## Required task
Pick out each line with the word "this" from the material that follows.

## Task inputs

* Start *

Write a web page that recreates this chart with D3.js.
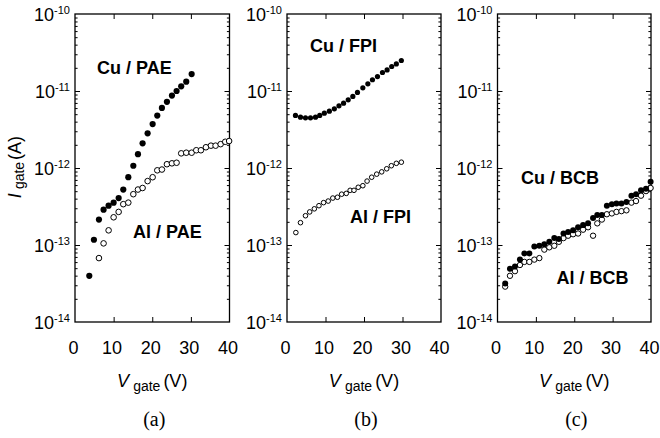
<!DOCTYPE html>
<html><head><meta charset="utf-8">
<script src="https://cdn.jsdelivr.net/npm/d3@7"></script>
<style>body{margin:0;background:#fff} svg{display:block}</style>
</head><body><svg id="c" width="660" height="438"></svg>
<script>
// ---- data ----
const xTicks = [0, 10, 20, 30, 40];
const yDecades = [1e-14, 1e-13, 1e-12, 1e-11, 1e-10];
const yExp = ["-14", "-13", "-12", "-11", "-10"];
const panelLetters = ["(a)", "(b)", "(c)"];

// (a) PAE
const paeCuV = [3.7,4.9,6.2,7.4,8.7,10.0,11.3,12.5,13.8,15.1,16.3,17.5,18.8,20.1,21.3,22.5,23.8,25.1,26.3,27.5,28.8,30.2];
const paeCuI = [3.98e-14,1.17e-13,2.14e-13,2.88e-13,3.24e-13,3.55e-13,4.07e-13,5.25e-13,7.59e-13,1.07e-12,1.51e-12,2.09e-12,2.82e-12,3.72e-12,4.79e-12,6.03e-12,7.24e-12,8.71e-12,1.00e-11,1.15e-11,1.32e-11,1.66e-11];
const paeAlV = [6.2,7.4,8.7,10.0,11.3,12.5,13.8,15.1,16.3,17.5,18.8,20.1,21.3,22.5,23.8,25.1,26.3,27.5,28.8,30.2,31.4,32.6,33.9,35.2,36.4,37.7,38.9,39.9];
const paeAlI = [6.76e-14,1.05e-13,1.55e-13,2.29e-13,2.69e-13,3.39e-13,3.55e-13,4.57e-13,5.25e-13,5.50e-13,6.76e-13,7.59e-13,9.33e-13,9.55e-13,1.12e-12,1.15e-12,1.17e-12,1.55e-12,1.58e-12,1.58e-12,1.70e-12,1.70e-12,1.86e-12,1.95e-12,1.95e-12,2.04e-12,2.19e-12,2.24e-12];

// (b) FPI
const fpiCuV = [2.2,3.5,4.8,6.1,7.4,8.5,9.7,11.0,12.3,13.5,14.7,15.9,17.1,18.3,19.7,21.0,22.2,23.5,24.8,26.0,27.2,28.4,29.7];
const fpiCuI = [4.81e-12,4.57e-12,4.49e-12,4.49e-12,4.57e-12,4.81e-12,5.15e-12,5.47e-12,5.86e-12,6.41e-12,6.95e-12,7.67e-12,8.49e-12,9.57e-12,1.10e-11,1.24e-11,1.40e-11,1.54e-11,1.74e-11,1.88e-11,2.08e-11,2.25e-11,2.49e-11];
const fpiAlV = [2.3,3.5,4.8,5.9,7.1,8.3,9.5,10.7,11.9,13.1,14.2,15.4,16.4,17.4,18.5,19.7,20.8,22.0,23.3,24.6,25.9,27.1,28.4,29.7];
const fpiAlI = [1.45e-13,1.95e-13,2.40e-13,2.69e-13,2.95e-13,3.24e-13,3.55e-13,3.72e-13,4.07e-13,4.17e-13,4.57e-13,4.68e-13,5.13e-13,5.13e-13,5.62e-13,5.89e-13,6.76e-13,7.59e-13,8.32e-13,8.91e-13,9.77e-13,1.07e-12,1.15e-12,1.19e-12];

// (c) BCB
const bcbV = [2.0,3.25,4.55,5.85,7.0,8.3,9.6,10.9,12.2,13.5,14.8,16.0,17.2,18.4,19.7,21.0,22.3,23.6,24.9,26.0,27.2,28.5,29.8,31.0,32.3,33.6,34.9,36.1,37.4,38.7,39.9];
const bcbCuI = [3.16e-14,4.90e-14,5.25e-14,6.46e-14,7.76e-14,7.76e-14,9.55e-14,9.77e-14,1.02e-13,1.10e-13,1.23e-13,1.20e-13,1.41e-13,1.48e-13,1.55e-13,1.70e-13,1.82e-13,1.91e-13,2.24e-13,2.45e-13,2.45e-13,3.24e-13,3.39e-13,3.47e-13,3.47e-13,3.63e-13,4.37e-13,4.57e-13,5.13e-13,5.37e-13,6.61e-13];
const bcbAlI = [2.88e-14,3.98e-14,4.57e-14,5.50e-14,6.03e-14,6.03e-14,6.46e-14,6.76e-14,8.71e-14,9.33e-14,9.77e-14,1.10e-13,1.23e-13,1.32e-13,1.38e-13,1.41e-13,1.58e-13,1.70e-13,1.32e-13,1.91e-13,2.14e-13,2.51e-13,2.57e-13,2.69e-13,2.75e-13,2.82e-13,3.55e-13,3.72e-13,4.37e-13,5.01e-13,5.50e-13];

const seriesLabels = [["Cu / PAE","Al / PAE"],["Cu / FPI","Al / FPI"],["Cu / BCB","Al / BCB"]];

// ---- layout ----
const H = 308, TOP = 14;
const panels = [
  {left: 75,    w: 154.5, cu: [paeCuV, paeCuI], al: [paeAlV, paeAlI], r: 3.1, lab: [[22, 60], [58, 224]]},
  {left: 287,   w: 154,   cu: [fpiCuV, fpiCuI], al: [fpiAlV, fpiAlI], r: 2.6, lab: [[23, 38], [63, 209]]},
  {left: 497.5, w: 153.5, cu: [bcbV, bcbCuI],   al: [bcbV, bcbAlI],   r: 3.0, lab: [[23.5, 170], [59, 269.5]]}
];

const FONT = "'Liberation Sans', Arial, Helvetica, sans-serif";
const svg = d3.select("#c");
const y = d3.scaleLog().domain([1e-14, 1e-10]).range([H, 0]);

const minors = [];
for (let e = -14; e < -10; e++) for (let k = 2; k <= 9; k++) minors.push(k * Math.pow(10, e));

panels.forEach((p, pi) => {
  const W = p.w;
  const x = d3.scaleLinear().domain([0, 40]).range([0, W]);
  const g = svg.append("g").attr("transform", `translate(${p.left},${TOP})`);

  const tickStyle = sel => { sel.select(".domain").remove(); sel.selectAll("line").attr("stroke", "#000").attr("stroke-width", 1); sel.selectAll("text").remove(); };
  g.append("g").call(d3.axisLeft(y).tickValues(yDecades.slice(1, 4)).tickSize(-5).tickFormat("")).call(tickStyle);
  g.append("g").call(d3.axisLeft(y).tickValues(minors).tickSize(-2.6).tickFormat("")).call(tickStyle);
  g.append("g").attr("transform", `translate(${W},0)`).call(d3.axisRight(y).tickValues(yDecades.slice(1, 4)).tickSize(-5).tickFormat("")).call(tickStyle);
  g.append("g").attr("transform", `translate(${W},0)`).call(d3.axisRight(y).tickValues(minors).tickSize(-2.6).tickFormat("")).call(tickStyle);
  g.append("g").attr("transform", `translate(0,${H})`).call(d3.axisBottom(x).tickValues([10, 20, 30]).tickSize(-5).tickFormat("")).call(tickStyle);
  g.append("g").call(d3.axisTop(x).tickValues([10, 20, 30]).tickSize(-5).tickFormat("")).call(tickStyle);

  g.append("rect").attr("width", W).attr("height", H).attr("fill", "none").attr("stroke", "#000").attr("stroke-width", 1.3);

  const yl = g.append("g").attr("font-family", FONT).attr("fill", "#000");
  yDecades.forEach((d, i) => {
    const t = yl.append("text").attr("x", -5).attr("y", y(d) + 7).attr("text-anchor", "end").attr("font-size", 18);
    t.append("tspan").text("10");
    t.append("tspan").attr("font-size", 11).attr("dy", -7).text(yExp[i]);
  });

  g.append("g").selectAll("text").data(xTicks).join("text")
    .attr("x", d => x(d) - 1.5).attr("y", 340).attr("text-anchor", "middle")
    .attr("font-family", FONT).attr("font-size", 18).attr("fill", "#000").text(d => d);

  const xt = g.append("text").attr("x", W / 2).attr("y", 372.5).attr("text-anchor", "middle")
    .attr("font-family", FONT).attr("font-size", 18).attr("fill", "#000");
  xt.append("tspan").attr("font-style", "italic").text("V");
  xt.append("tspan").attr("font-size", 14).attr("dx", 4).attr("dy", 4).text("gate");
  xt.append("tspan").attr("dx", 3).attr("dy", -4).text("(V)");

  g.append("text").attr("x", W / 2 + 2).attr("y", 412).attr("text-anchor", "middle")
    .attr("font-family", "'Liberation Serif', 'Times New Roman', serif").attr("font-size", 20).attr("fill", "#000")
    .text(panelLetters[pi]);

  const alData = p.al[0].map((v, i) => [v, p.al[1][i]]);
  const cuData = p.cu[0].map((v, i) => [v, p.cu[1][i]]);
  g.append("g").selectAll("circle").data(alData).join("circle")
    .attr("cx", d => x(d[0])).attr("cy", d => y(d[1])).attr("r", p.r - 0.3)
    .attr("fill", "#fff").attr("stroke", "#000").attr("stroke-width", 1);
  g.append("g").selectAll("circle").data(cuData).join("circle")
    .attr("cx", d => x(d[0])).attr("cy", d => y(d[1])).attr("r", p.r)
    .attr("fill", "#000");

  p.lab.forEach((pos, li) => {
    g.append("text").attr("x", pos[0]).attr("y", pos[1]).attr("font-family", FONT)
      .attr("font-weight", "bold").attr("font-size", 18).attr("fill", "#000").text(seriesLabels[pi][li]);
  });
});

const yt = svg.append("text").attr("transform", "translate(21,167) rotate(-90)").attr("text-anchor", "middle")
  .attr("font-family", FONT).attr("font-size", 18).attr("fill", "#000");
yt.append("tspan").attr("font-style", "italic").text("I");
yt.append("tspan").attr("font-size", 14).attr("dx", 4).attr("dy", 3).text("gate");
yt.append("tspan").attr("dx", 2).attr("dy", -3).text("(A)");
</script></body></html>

* End *
* Start *

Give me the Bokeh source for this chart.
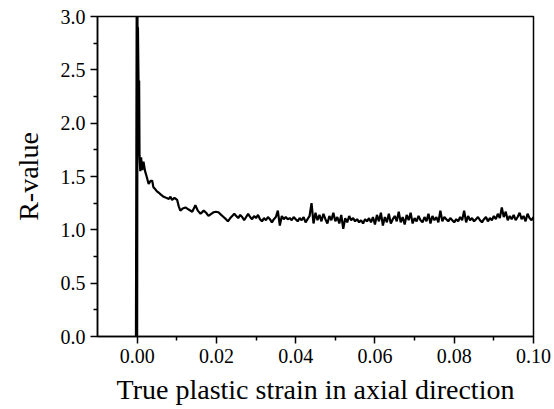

* End *

## Exercise result
Write a web page that recreates this chart with D3.js.
Give me the Bokeh source for this chart.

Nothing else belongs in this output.